Lina asks about my other kids. I tell her that Jackson was two years old when Blake and Maclain were born: identical twin girls. Cute and hellish. So much harder than I thought.
When the twins were sixteen months old, their pediatrician told me Maclain’s heavy breathing and difficulty swallowing food was because she had a ring around her esophagus. An operation to snip the ring was scheduled but a week prior to the surgery, Maclain choked on a French fry and died.
When I got pregnant with Sloan, I was forty-one years old and only eight months into the grief. A baby would fill the hole in my body and in our home. Lina says, “Wow, that’s a lot to put on a child.”
Lina looks into my eyes. I feel her trying to gauge how her words hit me.

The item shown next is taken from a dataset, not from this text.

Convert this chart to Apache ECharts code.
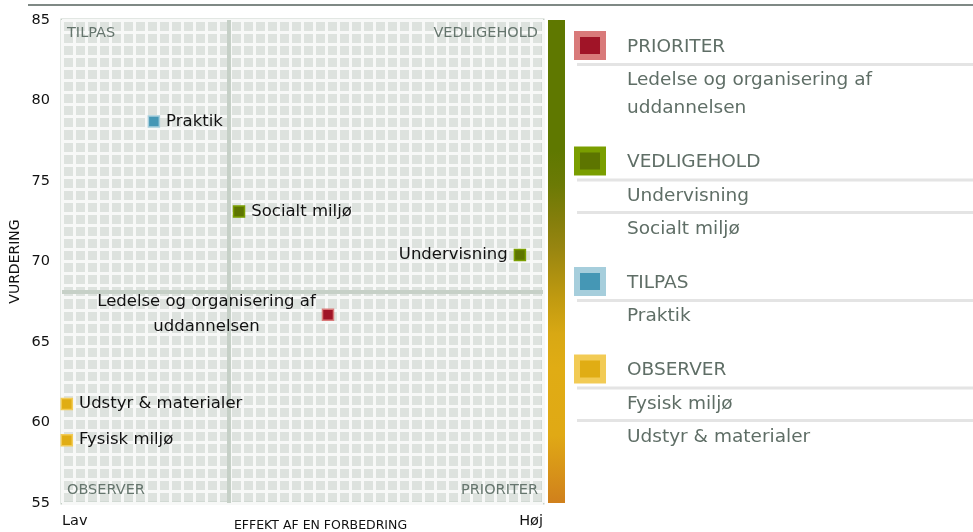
<!DOCTYPE html>
<html>
<head>
<meta charset="utf-8">
<script src="https://cdn.jsdelivr.net/npm/echarts@6/dist/echarts.min.js"></script>
<style>html,body{margin:0;padding:0;background:#fff}#c{width:973px;height:532px}</style>
</head>
<body>
<div id="c"></div>
<script>
// ---- data ----
const groupNames = ['PRIORITER', 'VEDLIGEHOLD', 'TILPAS', 'OBSERVER'];
const groupItems = [
  ['Ledelse og organisering af\nuddannelsen'],
  ['Undervisning', 'Socialt miljø'],
  ['Praktik'],
  ['Fysisk miljø', 'Udstyr & materialer']
];
// points per group: [effekt (0-100), vurdering, label]
const prioriterPoints = [[55.3, 66.7, 'Ledelse og organisering af\nuddannelsen']];
const vedligeholdPoints = [[95.2, 70.4, 'Undervisning'], [36.8, 73.1, 'Socialt miljø']];
const tilpasPoints = [[19.1, 78.7, 'Praktik']];
const observerPoints = [[1.0, 58.9, 'Fysisk miljø'], [1.0, 61.15, 'Udstyr & materialer']];
const yTicks = [55, 60, 65, 70, 75, 80, 85];
const xEndLabels = ['Lav', 'Høj'];
const quadrantX = 34.7;
const quadrantY = 68.1;
const quadrantLabels = ['TILPAS', 'VEDLIGEHOLD', 'OBSERVER', 'PRIORITER'];

// ---- styles ----
const FONT = 'DejaVu Sans';
const inner = ['#a01427', '#5d7500', '#4597b5', '#e0ad14'];
const outer = ['#d97a7a', '#7a9e00', '#a6cedc', '#f2cb55'];
const G = {left: 62, top: 20, width: 481, height: 483};

const chart = echarts.init(document.getElementById('c'), null, {renderer: 'canvas'});

function mkSeries(idx, pts) {
  return {
    type: 'scatter',
    name: groupNames[idx],
    xAxisIndex: 0, yAxisIndex: 0,
    symbol: 'rect',
    symbolSize: 11,
    z: 5,
    itemStyle: {color: inner[idx], borderColor: outer[idx], borderWidth: 1.5, opacity: 1},
    label: {
      show: true,
      position: 'right',
      formatter: p => p.data.value[2].split('\n').map(s => '{c|' + s + '}').join('\n'),
      color: '#111',
      fontFamily: FONT,
      fontSize: 16.5,
      lineHeight: 25,
      distance: 6,
      rich: {c: {align: 'center', color: '#111', fontFamily: FONT, fontSize: 16.5, lineHeight: 25}}
    },
    data: pts.map(p => {
      const d = {value: p};
      if (p[0] > 50) { d.label = {position: 'left'}; }
      return d;
    })
  };
}

const series = [
  mkSeries(0, prioriterPoints),
  mkSeries(1, vedligeholdPoints),
  mkSeries(2, tilpasPoints),
  mkSeries(3, observerPoints)
];

// quadrant lines
series.push({
  type: 'scatter', data: [], xAxisIndex: 0, yAxisIndex: 0,
  markLine: {
    silent: true, symbol: 'none', label: {show: false},
    lineStyle: {color: '#c6d0c7', width: 4, type: 'solid'},
    data: [{xAxis: quadrantX}, {yAxis: quadrantY}]
  }
});

// graphics
const graphics = [];
graphics.push({type: 'line', shape: {x1: 28, y1: 5, x2: 973, y2: 5}, style: {stroke: '#7f8985', lineWidth: 2}});
// color bar
graphics.push({
  type: 'rect', shape: {x: G.left + G.width + 5, y: G.top, width: 17, height: G.height},
  style: {fill: new echarts.graphic.LinearGradient(0, 0, 0, 1, [
    {offset: 0, color: '#5f7800'},
    {offset: 0.27, color: '#5f7800'},
    {offset: 0.34, color: '#6b7a05'},
    {offset: 0.41, color: '#837e0b'},
    {offset: 0.47, color: '#978510'},
    {offset: 0.575, color: '#c09a10'},
    {offset: 0.65, color: '#d8a814'},
    {offset: 0.72, color: '#e0ac14'},
    {offset: 0.86, color: '#e0a915'},
    {offset: 1, color: '#d0801c'}
  ])}
});
// quadrant labels
const qStyle = {fill: '#65756d', font: '14.5px "' + FONT + '"'};
graphics.push({type: 'text', x: G.left + 5, y: G.top + 13, style: Object.assign({text: quadrantLabels[0], align: 'left', verticalAlign: 'middle'}, qStyle), z: 10});
graphics.push({type: 'text', x: G.left + G.width - 5, y: G.top + 13, style: Object.assign({text: quadrantLabels[1], align: 'right', verticalAlign: 'middle'}, qStyle), z: 10});
graphics.push({type: 'text', x: G.left + 5, y: G.top + G.height - 13, style: Object.assign({text: quadrantLabels[2], align: 'left', verticalAlign: 'middle'}, qStyle), z: 10});
graphics.push({type: 'text', x: G.left + G.width - 5, y: G.top + G.height - 13, style: Object.assign({text: quadrantLabels[3], align: 'right', verticalAlign: 'middle'}, qStyle), z: 10});

// legend panel
let y = 31;
const LX = 574, TX = 627;
const lgFont = '18.5px "' + FONT + '"';
const lgColor = '#5f6e66';
groupNames.forEach((name, i) => {
  graphics.push({type: 'rect', shape: {x: LX, y: y, width: 32, height: 29}, style: {fill: outer[i]}});
  graphics.push({type: 'rect', shape: {x: LX + 6, y: y + 6, width: 20, height: 17}, style: {fill: inner[i]}});
  graphics.push({type: 'text', x: TX, y: y + 16, style: {text: name, font: lgFont, fill: lgColor, verticalAlign: 'middle'}});
  let sep = y + 33.5;
  graphics.push({type: 'rect', shape: {x: 577, y: sep - 1.5, width: 396, height: 3}, style: {fill: '#e4e4e4'}});
  let c = sep + 16;
  groupItems[i].forEach((it, j) => {
    if (j > 0) {
      const s2 = c + 16.5;
      graphics.push({type: 'rect', shape: {x: 577, y: s2 - 1.5, width: 396, height: 3}, style: {fill: '#e4e4e4'}});
      c = s2 + 16.5;
    }
    const lines = it.split('\n');
    lines.forEach((ln, k) => {
      graphics.push({type: 'text', x: TX, y: c + k * 28, style: {text: ln, font: lgFont, fill: lgColor, verticalAlign: 'middle'}});
    });
    c += (lines.length - 1) * 28;
  });
  y = c + 38;
});

const option = {
  animation: false,
  backgroundColor: '#fff',
  textStyle: {fontFamily: FONT},
  grid: {left: G.left, top: G.top, width: G.width, height: G.height, show: true,
         outerBoundsMode: 'none', containLabel: false,
         backgroundColor: '#dde2de', borderColor: '#c6d0c7', borderWidth: 3},
  xAxis: [{
    type: 'value', min: 0, max: 100, interval: 2.5,
    name: 'EFFEKT AF EN FORBEDRING', nameLocation: 'middle', nameGap: 16, nameMoveOverlap: false,
    nameTextStyle: {fontSize: 12.5, color: '#111', fontFamily: FONT, padding: [0, 0, 0, 36]},
    axisLine: {show: false}, axisTick: {show: false},
    splitLine: {show: true, lineStyle: {color: '#f7f8f7', width: 3}},
    axisLabel: {
      show: true, margin: 11, fontSize: 14.5, color: '#111', fontFamily: FONT,
      alignMinLabel: 'left', alignMaxLabel: 'right', showMinLabel: true, showMaxLabel: true,
      interval: 0,
      formatter: v => v === 0 ? xEndLabels[0] : (v === 100 ? xEndLabels[1] : '')
    }
  }],
  yAxis: [{
    type: 'value', min: yTicks[0], max: yTicks[yTicks.length - 1], interval: 5,
    name: 'VURDERING', nameLocation: 'middle', nameGap: 40, nameMoveOverlap: false,
    nameTextStyle: {fontSize: 14, color: '#111', fontFamily: FONT},
    axisLine: {show: false}, axisTick: {show: false}, splitLine: {show: false},
    axisLabel: {margin: 12, fontSize: 14.5, color: '#111', fontFamily: FONT}
  }, {
    type: 'value', min: 0, max: 40, interval: 1, position: 'right',
    axisLine: {show: false}, axisTick: {show: false}, axisLabel: {show: false},
    splitLine: {show: true, lineStyle: {color: '#f7f8f7', width: 3}}
  }],
  series: series,
  graphic: graphics
};
chart.setOption(option);
</script>
</body>
</html>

My eyes well up. I stare at Lina.
I wonder if my mom ever sat in a therapist chair and complained about me. I was not a nice daughter. I didn’t like being told what to do. When asked to clean my room, I refused. I didn’t care if I lost my dessert or my TV time. I rationalized that dessert would only make me fat and that I’d rather read a book than watch TV, exactly what Sloan says to me.
Also, like Sloan, when I was asked to get ready for school, I dawdled. “You are going to miss the bus.” My mom would scream. “Your brother is ready and I only had to ask him one time. Why do you always have to be so difficult?” I imitated her mean look while repeating her words under my breath. Behind my bedroom door, I listened to her rant on and on about how if I would just listen.

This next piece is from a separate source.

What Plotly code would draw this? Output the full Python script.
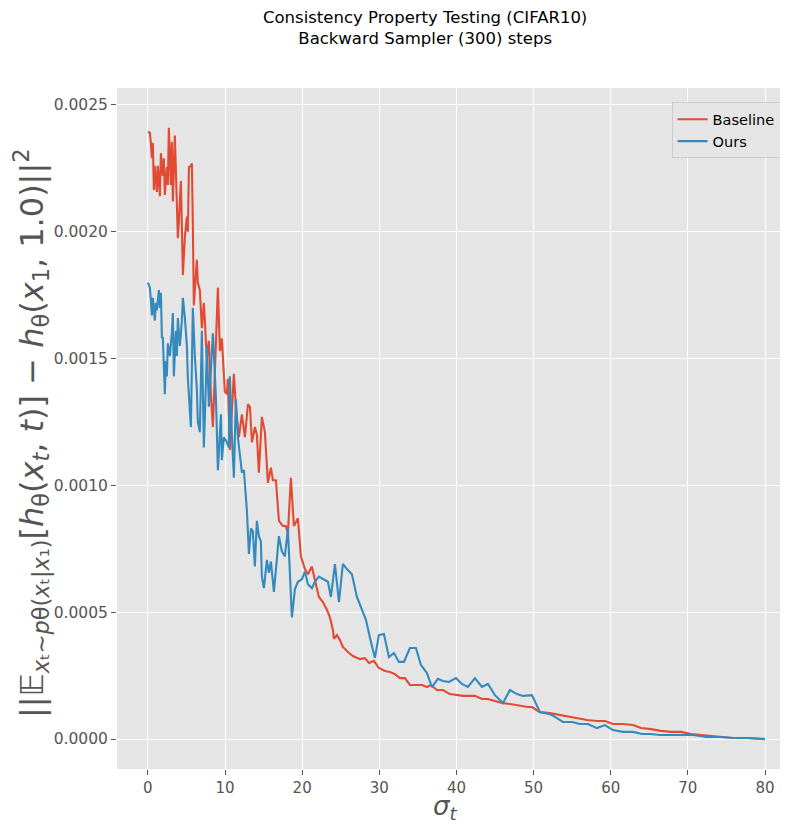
import plotly.graph_objects as go

# Baseline (red) series: sigma_t and values
baseline_sigma = [0, 0.26, 0.39, 0.52, 0.65, 0.78, 0.91, 1.17, 1.30, 1.43, 1.56, 1.69, 1.94, 2.07, 2.20,
                  2.46, 2.59, 2.72, 2.98, 3.11, 3.24, 3.50, 3.76, 3.89, 4.02, 4.28, 4.41, 4.54, 4.80,
                  5.06, 5.19, 5.32, 5.58, 5.71, 5.83, 5.96, 6.35, 6.48, 6.74, 7.00, 7.26, 7.52, 7.65,
                  7.91, 8.17, 8.43, 8.82, 9.08, 9.34, 9.59, 9.98, 10.24, 10.37, 10.63, 11.15, 11.41,
                  11.80, 12.19, 12.58, 12.97, 13.23, 13.49, 13.88, 14.13, 14.39, 14.78, 15.17, 15.56,
                  15.95, 16.21, 16.60, 16.99, 17.50, 17.89, 18.15, 18.54, 18.93, 19.45, 19.84, 20.36,
                  20.75, 21.26, 21.78, 22.17, 22.69, 23.21, 23.60, 23.99, 24.12, 24.51, 24.89, 25.28,
                  25.93, 26.58, 27.49, 28.14, 28.66, 29.30, 29.95, 30.73, 31.38, 32.03, 32.67, 33.32,
                  33.97, 34.88, 35.53, 36.18, 36.69, 37.47, 38.25, 39.16, 40.06, 40.84, 41.75, 42.40,
                  43.31, 44.08, 44.99, 45.90, 46.94, 48.23, 49.27, 49.79, 50.83, 52.12, 53.42, 54.72,
                  55.75, 56.92, 58.22, 59.25, 60.29, 61.59, 62.88, 63.92, 65.22, 66.51, 67.81, 69.11,
                  70.40, 71.70, 72.99, 74.29, 75.85, 77.67, 80.0]
baseline_vals = [0.002395, 0.00239, 0.00235, 0.00229, 0.00235, 0.002165, 0.00226, 0.002157, 0.00226,
                 0.00221, 0.00214, 0.00231, 0.00222, 0.00229, 0.002145, 0.002255, 0.002185, 0.00241,
                 0.002185, 0.002355, 0.00212, 0.00238, 0.002105, 0.001975, 0.00204, 0.0022, 0.00202,
                 0.00183, 0.00198, 0.00206, 0.002, 0.002255, 0.00226, 0.00227, 0.00203, 0.00171,
                 0.00189, 0.0018, 0.00177, 0.00162, 0.00172, 0.0016, 0.0015, 0.00157, 0.00136,
                 0.00123, 0.00155, 0.00178, 0.00153, 0.00158, 0.00137, 0.00136, 0.00142, 0.00114,
                 0.00144, 0.00131, 0.00119, 0.00128, 0.00119, 0.00132, 0.00131, 0.00117, 0.00123,
                 0.0012, 0.00105, 0.00127, 0.00121, 0.00101, 0.00107, 0.00102, 0.00102, 0.00086,
                 0.00084, 0.00084, 0.00081, 0.00103, 0.00084, 0.00087, 0.00072, 0.00067, 0.00065,
                 0.00068, 0.00061, 0.00056, 0.00054, 0.00051, 0.00048, 0.00043, 0.000395, 0.00041,
                 0.00039, 0.000363, 0.000343, 0.000327, 0.000315, 0.000319, 0.0003, 0.000308,
                 0.00028, 0.000268, 0.000264, 0.000256, 0.00024, 0.00024, 0.000213, 0.000213,
                 0.000213, 0.000205, 0.000213, 0.000193, 0.000193, 0.000177, 0.000173, 0.00017,
                 0.00017, 0.00017, 0.000158, 0.000158, 0.00015, 0.000142, 0.000138, 0.00013,
                 0.000126, 0.000126, 0.000106, 0.000102, 0.000095, 0.000087, 0.000083, 0.000075,
                 0.000071, 0.000071, 0.000059, 0.000059, 0.000055, 0.000043, 0.000039, 0.000032,
                 0.000028, 0.000028, 0.00002, 0.000016, 0.000012, 0.000008, 0.000004, 0.000004, 0.0]

# Ours (blue) series
ours_sigma = [0, 0.13, 0.26, 0.39, 0.52, 0.65, 0.91, 1.04, 1.17, 1.43, 1.56, 1.69, 1.82, 1.94, 2.20,
              2.33, 2.46, 2.59, 2.85, 3.11, 3.24, 3.37, 3.63, 3.76, 3.89, 4.15, 4.41, 4.54, 4.80,
              5.06, 5.19, 5.58, 5.83, 6.09, 6.35, 6.48, 6.74, 7.00, 7.26, 7.52, 7.65, 7.91, 8.43,
              8.82, 9.08, 9.47, 9.59, 9.85, 10.24, 10.50, 10.63, 10.89, 11.15, 11.41, 11.67, 12.19,
              12.45, 12.84, 12.97, 13.10, 13.36, 13.61, 13.87, 14.13, 14.39, 14.65, 14.78, 15.04,
              15.43, 15.69, 15.95, 16.34, 16.99, 17.37, 17.76, 18.15, 18.67, 19.06, 19.45, 19.97,
              20.36, 20.75, 21.26, 21.65, 22.17, 22.69, 23.34, 23.73, 24.25, 24.77, 25.28, 25.80,
              26.45, 27.10, 27.75, 28.27, 28.78, 29.43, 29.95, 30.60, 31.25, 31.90, 32.54, 33.19,
              33.97, 34.75, 35.40, 36.18, 36.82, 37.60, 38.25, 39.03, 39.94, 40.71, 41.49, 42.40,
              43.31, 44.08, 44.99, 46.03, 46.94, 47.85, 48.62, 49.79, 50.83, 52.12, 52.77, 53.81,
              54.98, 56.01, 57.05, 58.22, 59.25, 60.29, 61.59, 62.88, 64.05, 65.09, 66.39, 67.68,
              68.98, 70.66, 72.48, 74.17, 75.85, 77.67, 80.0]
ours_vals = [0.0018, 0.00179, 0.00178, 0.00173, 0.00167, 0.00174, 0.00165, 0.00172, 0.00169, 0.00177,
             0.0017, 0.00176, 0.00158, 0.001585, 0.00136, 0.00149, 0.00143, 0.00156, 0.00151, 0.0016,
             0.00168, 0.00143, 0.00161, 0.00151, 0.00166, 0.00155, 0.00165, 0.00174, 0.00166,
             0.00155, 0.00142, 0.00123, 0.0017, 0.00151, 0.00138, 0.00125, 0.00121, 0.00161,
             0.00115, 0.0014, 0.00155, 0.00131, 0.0016, 0.00135, 0.00106, 0.00128, 0.0011, 0.00119,
             0.00117, 0.00115, 0.00143, 0.0012, 0.00103, 0.00134, 0.00119, 0.00105, 0.00106,
             0.0009, 0.0008, 0.00073, 0.00083, 0.00082, 0.00068, 0.00086, 0.0008, 0.00078,
             0.00064, 0.000595, 0.000706, 0.000655, 0.0007, 0.00058, 0.0008, 0.00074, 0.00072,
             0.00083, 0.00048, 0.00059, 0.00062, 0.00063, 0.00066, 0.00061, 0.000595, 0.00062,
             0.00064, 0.00063, 0.00062, 0.00056, 0.00069, 0.00054, 0.00069, 0.00067, 0.00065,
             0.00056, 0.00051, 0.00047, 0.0004, 0.00032, 0.00041, 0.000414, 0.000323, 0.000339,
             0.000304, 0.000304, 0.000359, 0.000359, 0.000292, 0.00026, 0.000205, 0.000237,
             0.000229, 0.000225, 0.00024, 0.000217, 0.000205, 0.00024, 0.000205, 0.000217,
             0.000173, 0.000142, 0.000193, 0.000177, 0.00017, 0.000173, 0.000106, 0.000098,
             0.000087, 0.000067, 0.000067, 0.000059, 0.000059, 0.000043, 0.000055, 0.000035,
             0.000028, 0.000028, 0.00002, 0.00002, 0.000016, 0.000016, 0.000016, 0.000016,
             0.000008, 0.000008, 0.000004, 0.000004, 0.0]

x_ticks = [0, 10, 20, 30, 40, 50, 60, 70, 80]
y_ticks = [0.0, 0.0005, 0.0010, 0.0015, 0.0020, 0.0025]
y_tick_labels = ["0.0000", "0.0005", "0.0010", "0.0015", "0.0020", "0.0025"]

RED = "#E24A33"
BLUE = "#348ABD"
FONT = "DejaVu Sans"

fig = go.Figure()
fig.add_trace(go.Scatter(x=baseline_sigma, y=baseline_vals, mode="lines", name="Baseline",
                         line=dict(color=RED, width=2.1)))
fig.add_trace(go.Scatter(x=ours_sigma, y=ours_vals, mode="lines", name="Ours",
                         line=dict(color=BLUE, width=2.1)))

fig.update_layout(
    width=780, height=815,
    margin=dict(l=109, r=0, t=80, b=54),
    paper_bgcolor="white",
    plot_bgcolor="#E5E5E5",
    font=dict(family=FONT, color="#555555", size=15),
    showlegend=True,
    legend=dict(x=0.989, y=0.979, xanchor="right", yanchor="top",
                bgcolor="#E5E5E5", bordercolor="#CCCCCC", borderwidth=1,
                font=dict(size=14.5, color="black", family=FONT),
                tracegroupgap=2),
    xaxis=dict(range=[-4.0, 82.98], tickvals=x_ticks, ticks="outside", ticklen=5,
               tickcolor="#555555", tickwidth=1, showgrid=True, gridcolor="white", gridwidth=1.3,
               zeroline=False, showline=False, tickfont=dict(size=15, color="#555555")),
    yaxis=dict(range=[-0.0001183, 0.002567], tickvals=y_ticks, ticktext=y_tick_labels,
               ticks="outside", ticklen=5, tickcolor="#555555", tickwidth=1,
               showgrid=True, gridcolor="white", gridwidth=1.3, zeroline=False, showline=False,
               tickfont=dict(size=15.5, color="#555555")),
    annotations=[
        dict(text="Consistency Property Testing (CIFAR10)<br>Backward Sampler (300) steps",
             xref="paper", yref="paper", x=0.459, y=1.088, xanchor="center", yanchor="middle",
             showarrow=False, font=dict(size=16.5, color="black", family=FONT)),
        dict(text="<i>σ</i><sub><i>t</i></sub>", xref="paper", yref="paper",
             x=0.489, y=-0.057, xanchor="center", yanchor="middle", showarrow=False,
             font=dict(size=26, color="#555555", family=FONT)),
        dict(text="||𝔼<sub><i>x</i>ₜ∼<i>p</i>θ(<i>x</i>ₜ|<i>x</i>₁)</sub>[<i>h</i><sub>θ</sub>(<i>x</i><sub><i>t</i></sub>, <i>t</i>)] − <i>h</i><sub>θ</sub>(<i>x</i><sub>1</sub>, 1.0)||<sup>2</sup>",
             xref="paper", yref="paper", x=-0.128, y=0.492, xanchor="center", yanchor="middle",
             textangle=-90, showarrow=False,
             font=dict(size=32, color="#555555", family=FONT)),
    ],
)

fig.write_html("out.html")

As I got older, we continued to fight. She felt that I would be better off if I wore her clothes, studied more, hung out with her friends, and ate vegan. I didn’t. She told me that I was nothing like the little girl she’d wished for. Like the little girl she was to her mom: kind and adoring. Our arguments always ended with her screaming, “I hope you have a child just like you!”
I think, well mom, you got your wish. Lina hands me a tissue. She repeats, “That’s a lot to put on a child, especially one like Sloan.” Lina explains that Sloan might have sensory and executive functioning issues, proprioception dysfunction, or mild autism.
I barely know what any of those things mean, but still, I am relieved.
I’m not a bad mother, I have a child with special needs.
In the car on the way home, I calculate the cost of Lina every week, therapy for his proprioception dysfunction and sensory issues, karate for his self-control, run club for his energy and someone to help drive him around while I cook dinner and drive to golf and gymnastics. The total monthly cost is $1660. That’s $19,920 a year. How am I supposed to afford that? The next day, I found Kirk Martin’s website offering help to parents of children with ADHD for only $150 a download. That’s less than one visit to Lina. I downloaded.
Then, I power-listened for two days. Kirk described my son. He described me. He described the struggle: we react, lose our shit, and take away privileges. Children feel like they cannot do anything right, end up with low self-esteem, and become angry and violent. Most parent/child relationships never recover. Kirk, like Lina, recommends that parents start by controlling themselves, staying as calm as possible, not reacting.
So, last night, after asking Sloan to brush his teeth and get ready for bed, I let him dawdle. When I saw him slither to his room, on the floor, pretending to be a snake, I let him. I felt my heart rate speed up, but I took a deep breath and closed my eyes. Then I calmly walked in and kissed him goodnight.